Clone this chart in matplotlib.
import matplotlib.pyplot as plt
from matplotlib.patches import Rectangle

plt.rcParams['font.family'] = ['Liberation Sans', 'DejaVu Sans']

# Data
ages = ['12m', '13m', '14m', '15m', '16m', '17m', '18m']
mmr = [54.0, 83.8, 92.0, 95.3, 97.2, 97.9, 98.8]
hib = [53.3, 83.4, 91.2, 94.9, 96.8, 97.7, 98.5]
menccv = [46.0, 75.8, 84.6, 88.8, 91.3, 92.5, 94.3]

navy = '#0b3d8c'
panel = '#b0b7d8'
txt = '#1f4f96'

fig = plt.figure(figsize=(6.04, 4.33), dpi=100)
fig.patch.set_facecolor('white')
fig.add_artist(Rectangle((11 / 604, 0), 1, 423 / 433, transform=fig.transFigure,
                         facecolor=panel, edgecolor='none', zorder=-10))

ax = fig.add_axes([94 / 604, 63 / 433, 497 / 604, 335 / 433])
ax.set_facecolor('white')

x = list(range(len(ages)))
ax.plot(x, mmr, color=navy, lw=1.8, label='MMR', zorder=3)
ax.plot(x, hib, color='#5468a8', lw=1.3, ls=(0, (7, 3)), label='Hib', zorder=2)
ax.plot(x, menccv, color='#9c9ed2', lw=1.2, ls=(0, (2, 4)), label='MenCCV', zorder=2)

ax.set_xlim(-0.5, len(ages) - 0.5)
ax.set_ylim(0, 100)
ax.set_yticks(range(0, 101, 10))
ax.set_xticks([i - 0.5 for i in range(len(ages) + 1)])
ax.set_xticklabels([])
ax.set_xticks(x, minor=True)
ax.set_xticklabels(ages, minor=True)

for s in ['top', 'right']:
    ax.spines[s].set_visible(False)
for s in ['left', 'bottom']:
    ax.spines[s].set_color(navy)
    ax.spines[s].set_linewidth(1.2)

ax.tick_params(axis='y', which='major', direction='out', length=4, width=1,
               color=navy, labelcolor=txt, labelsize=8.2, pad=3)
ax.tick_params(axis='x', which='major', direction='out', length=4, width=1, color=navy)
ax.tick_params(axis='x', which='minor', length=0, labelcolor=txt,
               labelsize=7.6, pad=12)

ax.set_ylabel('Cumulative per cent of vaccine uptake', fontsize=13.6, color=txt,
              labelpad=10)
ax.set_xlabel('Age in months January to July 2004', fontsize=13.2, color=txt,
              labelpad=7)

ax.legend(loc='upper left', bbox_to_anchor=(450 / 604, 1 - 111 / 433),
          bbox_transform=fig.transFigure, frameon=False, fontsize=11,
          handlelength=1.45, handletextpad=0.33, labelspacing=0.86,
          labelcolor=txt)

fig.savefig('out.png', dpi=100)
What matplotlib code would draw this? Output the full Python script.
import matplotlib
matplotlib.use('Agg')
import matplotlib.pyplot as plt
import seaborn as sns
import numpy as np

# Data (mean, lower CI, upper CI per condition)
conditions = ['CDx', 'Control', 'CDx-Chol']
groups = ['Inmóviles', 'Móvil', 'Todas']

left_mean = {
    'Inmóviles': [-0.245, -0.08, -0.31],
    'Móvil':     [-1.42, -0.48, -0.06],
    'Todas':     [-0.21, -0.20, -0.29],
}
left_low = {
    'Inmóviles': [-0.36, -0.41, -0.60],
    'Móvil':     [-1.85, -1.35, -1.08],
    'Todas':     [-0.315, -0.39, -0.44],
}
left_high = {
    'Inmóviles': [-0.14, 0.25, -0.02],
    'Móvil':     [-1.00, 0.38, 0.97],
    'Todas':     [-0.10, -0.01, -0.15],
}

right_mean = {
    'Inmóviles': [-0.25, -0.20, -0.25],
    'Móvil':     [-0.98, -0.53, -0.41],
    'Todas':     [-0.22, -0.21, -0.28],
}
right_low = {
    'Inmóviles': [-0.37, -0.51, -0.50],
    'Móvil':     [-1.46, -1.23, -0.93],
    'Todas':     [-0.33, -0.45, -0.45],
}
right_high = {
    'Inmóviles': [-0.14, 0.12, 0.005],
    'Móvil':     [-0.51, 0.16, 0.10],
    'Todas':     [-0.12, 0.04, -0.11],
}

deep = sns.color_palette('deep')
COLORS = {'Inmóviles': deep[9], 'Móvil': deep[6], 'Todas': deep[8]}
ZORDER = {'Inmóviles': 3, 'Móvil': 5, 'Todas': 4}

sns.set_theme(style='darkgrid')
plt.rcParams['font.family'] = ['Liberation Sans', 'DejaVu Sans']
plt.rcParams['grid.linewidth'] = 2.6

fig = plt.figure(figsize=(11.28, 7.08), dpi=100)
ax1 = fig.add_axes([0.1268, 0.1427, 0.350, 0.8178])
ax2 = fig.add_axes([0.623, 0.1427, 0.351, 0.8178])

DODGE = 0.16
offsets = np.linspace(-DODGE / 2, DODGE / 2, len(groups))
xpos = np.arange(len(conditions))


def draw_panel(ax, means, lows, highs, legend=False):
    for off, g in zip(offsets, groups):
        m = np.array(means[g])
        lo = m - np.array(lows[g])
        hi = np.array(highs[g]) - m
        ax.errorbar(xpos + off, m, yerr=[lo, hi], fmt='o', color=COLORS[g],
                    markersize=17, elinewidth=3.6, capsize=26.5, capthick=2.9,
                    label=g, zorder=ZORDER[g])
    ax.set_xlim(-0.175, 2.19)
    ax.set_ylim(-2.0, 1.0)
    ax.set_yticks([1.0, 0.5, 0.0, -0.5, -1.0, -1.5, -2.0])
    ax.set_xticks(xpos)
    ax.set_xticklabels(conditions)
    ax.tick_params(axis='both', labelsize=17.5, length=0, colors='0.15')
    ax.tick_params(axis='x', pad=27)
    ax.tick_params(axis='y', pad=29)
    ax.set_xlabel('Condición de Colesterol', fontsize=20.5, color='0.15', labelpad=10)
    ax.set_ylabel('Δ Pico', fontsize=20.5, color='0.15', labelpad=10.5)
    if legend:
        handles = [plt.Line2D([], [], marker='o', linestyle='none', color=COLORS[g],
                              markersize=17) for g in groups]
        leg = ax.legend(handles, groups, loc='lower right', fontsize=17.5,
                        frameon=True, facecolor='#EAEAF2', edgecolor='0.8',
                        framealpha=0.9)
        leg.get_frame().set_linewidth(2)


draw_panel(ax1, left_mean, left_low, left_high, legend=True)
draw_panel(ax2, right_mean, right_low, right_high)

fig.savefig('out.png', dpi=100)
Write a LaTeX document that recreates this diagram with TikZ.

TASK DIRECTIONS => The records above should all be quoted exactly, please.

THE RESPONSE =>
Clone this chart in matplotlib.
import matplotlib.pyplot as plt
from matplotlib.patches import Rectangle

plt.rcParams['font.family'] = ['Liberation Sans', 'DejaVu Sans']

# Data
ages = ['12m', '13m', '14m', '15m', '16m', '17m', '18m']
mmr = [54.0, 83.8, 92.0, 95.3, 97.2, 97.9, 98.8]
hib = [53.3, 83.4, 91.2, 94.9, 96.8, 97.7, 98.5]
menccv = [46.0, 75.8, 84.6, 88.8, 91.3, 92.5, 94.3]

navy = '#0b3d8c'
panel = '#b0b7d8'
txt = '#1f4f96'

fig = plt.figure(figsize=(6.04, 4.33), dpi=100)
fig.patch.set_facecolor('white')
fig.add_artist(Rectangle((11 / 604, 0), 1, 423 / 433, transform=fig.transFigure,
                         facecolor=panel, edgecolor='none', zorder=-10))

ax = fig.add_axes([94 / 604, 63 / 433, 497 / 604, 335 / 433])
ax.set_facecolor('white')

x = list(range(len(ages)))
ax.plot(x, mmr, color=navy, lw=1.8, label='MMR', zorder=3)
ax.plot(x, hib, color='#5468a8', lw=1.3, ls=(0, (7, 3)), label='Hib', zorder=2)
ax.plot(x, menccv, color='#9c9ed2', lw=1.2, ls=(0, (2, 4)), label='MenCCV', zorder=2)

ax.set_xlim(-0.5, len(ages) - 0.5)
ax.set_ylim(0, 100)
ax.set_yticks(range(0, 101, 10))
ax.set_xticks([i - 0.5 for i in range(len(ages) + 1)])
ax.set_xticklabels([])
ax.set_xticks(x, minor=True)
ax.set_xticklabels(ages, minor=True)

for s in ['top', 'right']:
    ax.spines[s].set_visible(False)
for s in ['left', 'bottom']:
    ax.spines[s].set_color(navy)
    ax.spines[s].set_linewidth(1.2)

ax.tick_params(axis='y', which='major', direction='out', length=4, width=1,
               color=navy, labelcolor=txt, labelsize=8.2, pad=3)
ax.tick_params(axis='x', which='major', direction='out', length=4, width=1, color=navy)
ax.tick_params(axis='x', which='minor', length=0, labelcolor=txt,
               labelsize=7.6, pad=12)

ax.set_ylabel('Cumulative per cent of vaccine uptake', fontsize=13.6, color=txt,
              labelpad=10)
ax.set_xlabel('Age in months January to July 2004', fontsize=13.2, color=txt,
              labelpad=7)

ax.legend(loc='upper left', bbox_to_anchor=(450 / 604, 1 - 111 / 433),
          bbox_transform=fig.transFigure, frameon=False, fontsize=11,
          handlelength=1.45, handletextpad=0.33, labelspacing=0.86,
          labelcolor=txt)

fig.savefig('out.png', dpi=100)
What matplotlib code would draw this? Output the full Python script.
import matplotlib
matplotlib.use('Agg')
import matplotlib.pyplot as plt
import seaborn as sns
import numpy as np

# Data (mean, lower CI, upper CI per condition)
conditions = ['CDx', 'Control', 'CDx-Chol']
groups = ['Inmóviles', 'Móvil', 'Todas']

left_mean = {
    'Inmóviles': [-0.245, -0.08, -0.31],
    'Móvil':     [-1.42, -0.48, -0.06],
    'Todas':     [-0.21, -0.20, -0.29],
}
left_low = {
    'Inmóviles': [-0.36, -0.41, -0.60],
    'Móvil':     [-1.85, -1.35, -1.08],
    'Todas':     [-0.315, -0.39, -0.44],
}
left_high = {
    'Inmóviles': [-0.14, 0.25, -0.02],
    'Móvil':     [-1.00, 0.38, 0.97],
    'Todas':     [-0.10, -0.01, -0.15],
}

right_mean = {
    'Inmóviles': [-0.25, -0.20, -0.25],
    'Móvil':     [-0.98, -0.53, -0.41],
    'Todas':     [-0.22, -0.21, -0.28],
}
right_low = {
    'Inmóviles': [-0.37, -0.51, -0.50],
    'Móvil':     [-1.46, -1.23, -0.93],
    'Todas':     [-0.33, -0.45, -0.45],
}
right_high = {
    'Inmóviles': [-0.14, 0.12, 0.005],
    'Móvil':     [-0.51, 0.16, 0.10],
    'Todas':     [-0.12, 0.04, -0.11],
}

deep = sns.color_palette('deep')
COLORS = {'Inmóviles': deep[9], 'Móvil': deep[6], 'Todas': deep[8]}
ZORDER = {'Inmóviles': 3, 'Móvil': 5, 'Todas': 4}

sns.set_theme(style='darkgrid')
plt.rcParams['font.family'] = ['Liberation Sans', 'DejaVu Sans']
plt.rcParams['grid.linewidth'] = 2.6

fig = plt.figure(figsize=(11.28, 7.08), dpi=100)
ax1 = fig.add_axes([0.1268, 0.1427, 0.350, 0.8178])
ax2 = fig.add_axes([0.623, 0.1427, 0.351, 0.8178])

DODGE = 0.16
offsets = np.linspace(-DODGE / 2, DODGE / 2, len(groups))
xpos = np.arange(len(conditions))


def draw_panel(ax, means, lows, highs, legend=False):
    for off, g in zip(offsets, groups):
        m = np.array(means[g])
        lo = m - np.array(lows[g])
        hi = np.array(highs[g]) - m
        ax.errorbar(xpos + off, m, yerr=[lo, hi], fmt='o', color=COLORS[g],
                    markersize=17, elinewidth=3.6, capsize=26.5, capthick=2.9,
                    label=g, zorder=ZORDER[g])
    ax.set_xlim(-0.175, 2.19)
    ax.set_ylim(-2.0, 1.0)
    ax.set_yticks([1.0, 0.5, 0.0, -0.5, -1.0, -1.5, -2.0])
    ax.set_xticks(xpos)
    ax.set_xticklabels(conditions)
    ax.tick_params(axis='both', labelsize=17.5, length=0, colors='0.15')
    ax.tick_params(axis='x', pad=27)
    ax.tick_params(axis='y', pad=29)
    ax.set_xlabel('Condición de Colesterol', fontsize=20.5, color='0.15', labelpad=10)
    ax.set_ylabel('Δ Pico', fontsize=20.5, color='0.15', labelpad=10.5)
    if legend:
        handles = [plt.Line2D([], [], marker='o', linestyle='none', color=COLORS[g],
                              markersize=17) for g in groups]
        leg = ax.legend(handles, groups, loc='lower right', fontsize=17.5,
                        frameon=True, facecolor='#EAEAF2', edgecolor='0.8',
                        framealpha=0.9)
        leg.get_frame().set_linewidth(2)


draw_panel(ax1, left_mean, left_low, left_high, legend=True)
draw_panel(ax2, right_mean, right_low, right_high)

fig.savefig('out.png', dpi=100)
Write a LaTeX document that recreates this diagram with TikZ.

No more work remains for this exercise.